We will use an updated version of FAF-Drugs (Miteva et al., NAR 2006, 34:W738-44) to perform this step.
In this new version, about 200 rules have been implemented, including molecular weight, topological
polar surface area (TPSA) and logP, absolute and relative content of heteroatoms as well as limits
on the number of a very wide variety of functional groups, the number and size of ring systems,
the flexibility of the molecule.

We will provide the ADME/Tox filtered collection in 2D SDF and in 3D Mol2 format. For each molecule,
information about the filtering will be stored in a tabulated file. In addition, some of these data
will be attached as fields in the SDF format for convenience.


c) Diversity set


For some projects, it is beneficial to have a diversity subset representing the entire collection.
We will first compute fingerprints (over 400) for each compound, then, to estimate the diversity,
a clustering approach will be applied. A dissimilarity selection method will be applied in order
to extract a diversity set. Depending on the cutoff selected for definition of similarity, the number
of the diversity subset extracted will vary.

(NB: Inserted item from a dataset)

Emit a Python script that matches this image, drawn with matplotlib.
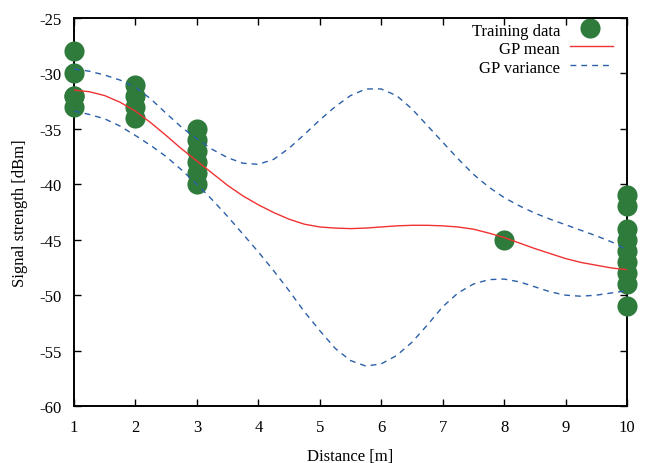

We will thus provide several iverse collections of
50,000, 100,000 and 1,000,000 compounds, in 2D SDF and in 3D Mol2.


d) Random collections
It can be useful to have random collections, like to generate statistics about a collection or for some
molecular modeling projects or to compare databases, etc. We will provide several random collections of
different sizes, in 2D and in 3D.


Alternative processing upon request is possible. For instance, each compound can be generated in 3D
multiconformer states, the ADME/Tox filtering can be very soft or very stringent…etc.